+++ Supplied data +++

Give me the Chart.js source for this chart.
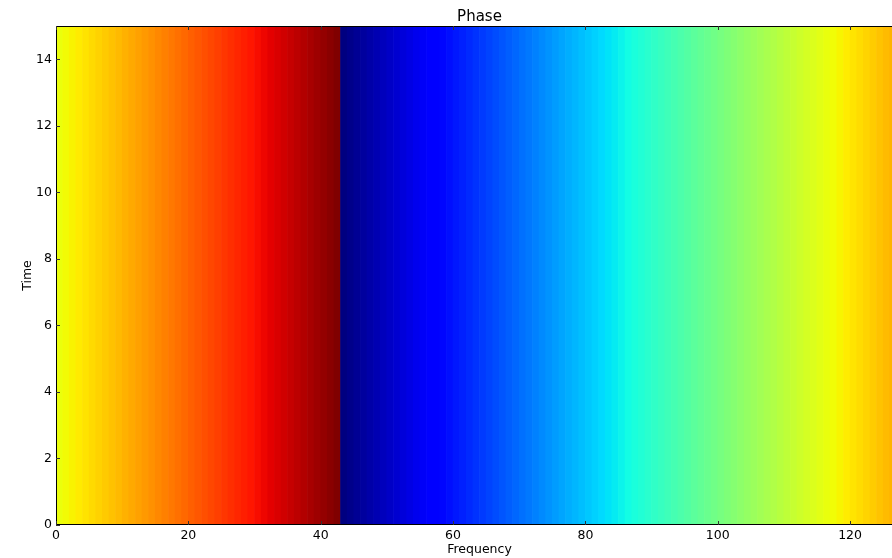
<!DOCTYPE html>
<html>
<head>
<meta charset="utf-8">
<script src="https://cdn.jsdelivr.net/npm/chart.js@4"></script>
<style>
  html, body { margin: 0; padding: 0; background: #fff; overflow: hidden; }
  #wrap { width: 903px; height: 558px; }
</style>
</head>
<body>
<div id="wrap"><canvas id="grafico" width="903" height="558"></canvas></div>
<script>
// Datos: fase (rad) por bin de frecuencia, constante en el tiempo
const frecuencias = Array.from({ length: 128 }, (_, i) => i);
const fase = [
  0.829, 0.883, 0.938, 0.992, 1.046, 1.100, 1.154, 1.208, 1.262, 1.316,
  1.370, 1.424, 1.478, 1.532, 1.586, 1.640, 1.695, 1.749, 1.803, 1.857,
  1.911, 1.965, 2.019, 2.073, 2.127, 2.181, 2.235, 2.289, 2.343, 2.398,
  2.452, 2.506, 2.560, 2.614, 2.668, 2.722, 2.776, 2.830, 2.884, 2.938,
  2.992, 3.046, 3.101, -3.129, -3.075, -3.020, -2.966, -2.912, -2.858, -2.804,
  -2.750, -2.696, -2.642, -2.588, -2.534, -2.480, -2.426, -2.372, -2.318, -2.263,
  -2.209, -2.155, -2.101, -2.047, -1.993, -1.939, -1.885, -1.831, -1.777, -1.723,
  -1.669, -1.615, -1.561, -1.506, -1.452, -1.398, -1.344, -1.290, -1.236, -1.182,
  -1.128, -1.074, -1.020, -0.966, -0.912, -0.858, -0.803, -0.749, -0.695, -0.641,
  -0.587, -0.533, -0.479, -0.425, -0.371, -0.317, -0.263, -0.209, -0.155, -0.101,
  -0.046, 0.008, 0.062, 0.116, 0.170, 0.224, 0.278, 0.332, 0.386, 0.440,
  0.494, 0.548, 0.602, 0.657, 0.711, 0.765, 0.819, 0.873, 0.927, 0.981,
  1.035, 1.089, 1.143, 1.197, 1.251, 1.305, 1.359, 1.414
];
const rangoTiempo = [0, 15];
const ticksX = [0, 20, 40, 60, 80, 100, 120];
const ticksY = [0, 2, 4, 6, 8, 10, 12, 14];

// Mapa de color "jet" (como matplotlib)
const jet = {
  r: [[0, 0], [0.35, 0], [0.66, 1], [0.89, 1], [1, 0.5]],
  g: [[0, 0], [0.125, 0], [0.375, 1], [0.64, 1], [0.91, 0], [1, 0]],
  b: [[0, 0.5], [0.11, 1], [0.34, 1], [0.65, 0], [1, 0]]
};
function canal(puntos, v) {
  for (let k = 1; k < puntos.length; k++) {
    const [x0, y0] = puntos[k - 1];
    const [x1, y1] = puntos[k];
    if (v <= x1) return y0 + (y1 - y0) * (v - x0) / (x1 - x0);
  }
  return puntos[puntos.length - 1][1];
}
function colorJet(v) {
  v = Math.min(1, Math.max(0, v));
  const r = Math.round(canal(jet.r, v) * 255);
  const g = Math.round(canal(jet.g, v) * 255);
  const b = Math.round(canal(jet.b, v) * 255);
  return `rgb(${r},${g},${b})`;
}

const vmin = Math.min(...fase);
const vmax = Math.max(...fase);
const colores = fase.map(p => colorJet((p - vmin) / (vmax - vmin)));

// Título, marco y marcas de eje hacia dentro (estilo matplotlib)
const marcoPlugin = {
  id: 'marco',
  afterDatasetsDraw(chart) {
    const { ctx, chartArea: a, scales } = chart;
    ctx.save();
    ctx.strokeStyle = '#000';
    ctx.lineWidth = 1;
    ctx.strokeRect(a.left + 0.5, a.top + 0.5, a.right - a.left - 1, a.bottom - a.top - 1);
    ctx.beginPath();
    ticksX.forEach(t => {
      const x = Math.round(scales.x.getPixelForValue(t)) + 0.5;
      ctx.moveTo(x, a.bottom); ctx.lineTo(x, a.bottom - 4);
      ctx.moveTo(x, a.top); ctx.lineTo(x, a.top + 4);
    });
    ticksY.forEach(t => {
      const y = Math.round(scales.y.getPixelForValue(t)) + 0.5;
      ctx.moveTo(a.left, y); ctx.lineTo(a.left + 4, y);
      ctx.moveTo(a.right, y); ctx.lineTo(a.right - 4, y);
    });
    ctx.strokeStyle = '#333';
    ctx.stroke();
    ctx.fillStyle = '#000';
    ctx.font = '15px "DejaVu Sans"';
    ctx.textAlign = 'center';
    ctx.textBaseline = 'alphabetic';
    ctx.fillText('Phase', (a.left + a.right) / 2, 21);
    ctx.restore();
  }
};

new Chart(document.getElementById('grafico'), {
  type: 'bar',
  data: {
    datasets: [{
      label: 'Phase',
      data: frecuencias.map((f, i) => ({ x: f + 0.5, y: rangoTiempo })),
      backgroundColor: colores,
      borderWidth: 0,
      barPercentage: 1,
      categoryPercentage: 1,
      grouped: false
    }]
  },
  options: {
    responsive: false,
    animation: false,
    devicePixelRatio: 1,
    layout: { padding: { top: 26, right: 0, bottom: 0, left: 0 } },
    plugins: {
      legend: { display: false },
      tooltip: { enabled: false },
      title: { display: false }
    },
    scales: {
      x: {
        type: 'linear',
        min: 0,
        max: 128,
        offset: false,
        grid: { display: false, drawTicks: false },
        border: { display: false },
        afterFit: s => { s.height = 33; },
        afterBuildTicks: s => { s.ticks = ticksX.map(v => ({ value: v })); },
        ticks: {
          padding: 3,
          color: '#000',
          font: { family: 'DejaVu Sans', size: 12.5 },
          maxRotation: 0
        },
        title: {
          display: true,
          text: 'Frequency',
          color: '#000',
          font: { family: 'DejaVu Sans', size: 12.5 },
          padding: { top: 0, bottom: 1 }
        }
      },
      y: {
        min: 0,
        max: 15,
        grid: { display: false, drawTicks: false },
        border: { display: false },
        afterFit: s => { s.width = 56; },
        afterBuildTicks: s => { s.ticks = ticksY.map(v => ({ value: v })); },
        ticks: {
          padding: 4,
          color: '#000',
          font: { family: 'DejaVu Sans', size: 12.5 }
        },
        title: {
          display: true,
          text: 'Time',
          color: '#000',
          font: { family: 'DejaVu Sans', size: 12.5 },
          padding: { top: 20, bottom: 0 }
        }
      }
    }
  },
  plugins: [marcoPlugin]
});
</script>
</body>
</html>
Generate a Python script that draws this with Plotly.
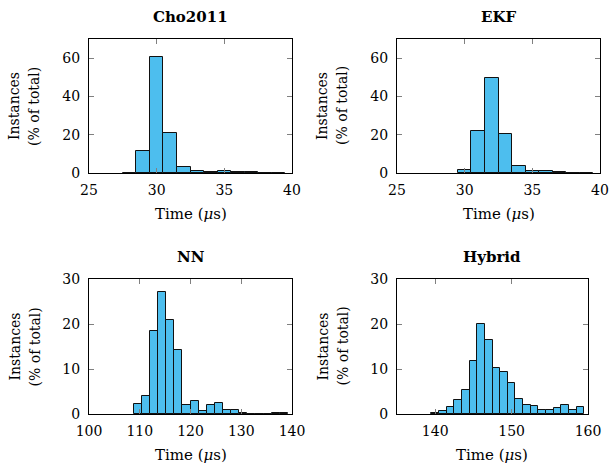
import plotly.graph_objects as go

# ---------------- data ----------------
cho_centers = [28, 29, 30, 31, 32, 33, 34, 35, 36, 37, 38, 39]
cho_values = [0.2, 11.3, 60.5, 20.7, 3.1, 1.0, 0.7, 0.8, 0.5, 0.3, 0.2, 0.2]

ekf_centers = [30, 31, 32, 33, 34, 35, 36, 37, 38, 39]
ekf_values = [1.6, 21.9, 49.6, 20.3, 3.8, 0.9, 0.8, 0.3, 0.2, 0.2]

nn_centers = [109.6, 111.2, 112.8, 114.4, 116.0, 117.6, 119.2, 120.8, 122.4, 124.0,
              125.6, 127.2, 128.8, 130.4, 132.0, 133.6, 135.2, 136.8, 138.4]
nn_values = [2.2, 4.1, 18.4, 27.2, 21.0, 14.3, 1.9, 2.8, 0.7, 1.9,
             2.4, 0.8, 1.0, 0.15, 0.1, 0.05, 0.0, 0.15, 0.15]

hyb_centers = [140, 141, 142, 143, 144, 145, 146, 147, 148, 149,
               150, 151, 152, 153, 154, 155, 156, 157, 158, 159]
hyb_values = [0.15, 0.6, 1.56, 3.05, 5.3, 11.8, 20.0, 16.35, 10.26, 9.3,
              7.0, 3.27, 2.0, 1.86, 0.8, 0.8, 1.26, 2.0, 0.9, 1.6]

titles = ["Cho2011", "EKF", "NN", "Hybrid"]
top_xticks = [25, 30, 35, 40]
nn_xticks = [100, 110, 120, 130, 140]
hyb_xticks = [140, 150, 160]
top_yticks = [0, 20, 40, 60]
bot_yticks = [0, 10, 20, 30]

# ---------------- style ----------------
BAR = "#4DBEEE"
FONT = "DejaVu Serif"
W, H = 610, 468

def px_x(a, b):
    return [a / W, b / W]

def px_y(top, bottom):
    return [1 - bottom / H, 1 - top / H]

panels = [
    dict(x=cho_centers, y=cho_values, width=1.0, xd=px_x(89, 292), yd=px_y(39, 173),
         xr=[25, 40], yr=[0, 70], xt=top_xticks, yt=top_yticks),
    dict(x=ekf_centers, y=ekf_values, width=1.0, xd=px_x(397, 600), yd=px_y(39, 173),
         xr=[25, 40], yr=[0, 70], xt=top_xticks, yt=top_yticks),
    dict(x=nn_centers, y=nn_values, width=1.6, xd=px_x(89, 292), yd=px_y(279, 414),
         xr=[100, 140], yr=[0, 30], xt=nn_xticks, yt=bot_yticks),
    dict(x=hyb_centers, y=hyb_values, width=1.0, xd=px_x(397, 588), yd=px_y(279, 414),
         xr=[135, 160], yr=[0, 30], xt=hyb_xticks, yt=bot_yticks),
]

fig = go.Figure()
annotations = []
layout = {}
for i, p in enumerate(panels):
    n = "" if i == 0 else str(i + 1)
    fig.add_trace(go.Bar(
        x=p["x"], y=p["y"], width=p["width"],
        marker=dict(color=BAR, line=dict(color="#111111", width=1)),
        xaxis="x" + n, yaxis="y" + n, showlegend=False,
    ))
    axcommon = dict(showline=True, linecolor="black", linewidth=1, mirror="ticks",
                    ticks="inside", ticklen=5, tickwidth=1, tickcolor="#808080",
                    showgrid=False, zeroline=False, automargin=False,
                    tickfont=dict(family=FONT, size=14, color="black"))
    layout["xaxis" + n] = dict(axcommon, domain=p["xd"], range=p["xr"],
                               tickvals=p["xt"], anchor="y" + n,
                               ticklabelstandoff=4)
    layout["yaxis" + n] = dict(axcommon, domain=p["yd"], range=p["yr"],
                               tickvals=p["yt"], anchor="x" + n,
                               ticklabelstandoff=5)
    xc = (p["xd"][0] + p["xd"][1]) / 2
    yc = (p["yd"][0] + p["yd"][1]) / 2
    annotations.append(dict(text="<b>%s</b>" % titles[i], x=xc, y=p["yd"][1] + 22 / H,
                            xref="paper", yref="paper", showarrow=False,
                            xanchor="center", yanchor="middle",
                            font=dict(family=FONT, size=15, color="black")))
    annotations.append(dict(text="Time (<i>μ</i>s)", x=xc, y=p["yd"][0] - 41 / H,
                            xref="paper", yref="paper", showarrow=False,
                            xanchor="center", yanchor="middle",
                            font=dict(family=FONT, size=15, color="black")))
    lx = p["xd"][0] - 75 / W
    annotations.append(dict(text="Instances", x=lx, y=yc, xref="paper", yref="paper",
                            showarrow=False, textangle=-90, xanchor="center",
                            yanchor="middle",
                            font=dict(family=FONT, size=14, color="black")))
    annotations.append(dict(text="(% of total)", x=lx + 20 / W, y=yc, xref="paper",
                            yref="paper", showarrow=False, textangle=-90,
                            xanchor="center", yanchor="middle",
                            font=dict(family=FONT, size=14, color="black")))

fig.update_layout(
    width=W, height=H, margin=dict(l=0, r=0, t=0, b=0),
    paper_bgcolor="white", plot_bgcolor="white",
    bargap=0, annotations=annotations, **layout,
)
fig.write_html("out.html")
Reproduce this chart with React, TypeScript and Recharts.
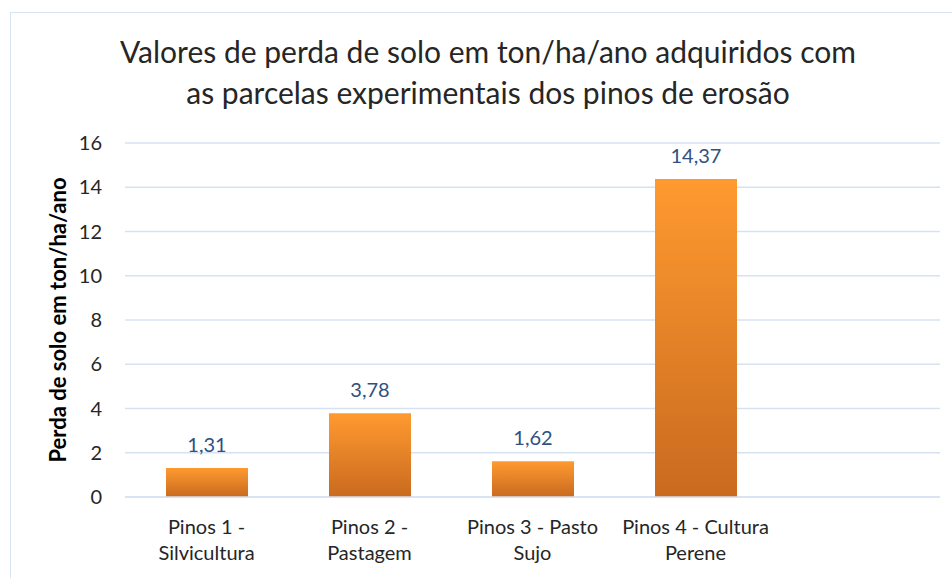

+++

(Given exercise):
Look through the listing and extract every line with "this" in it.

(Problem solution):
Give me the Chart.js source for this chart.
Generate a Python script that draws this with Plotly.
Reproduce this chart with React, TypeScript and Recharts.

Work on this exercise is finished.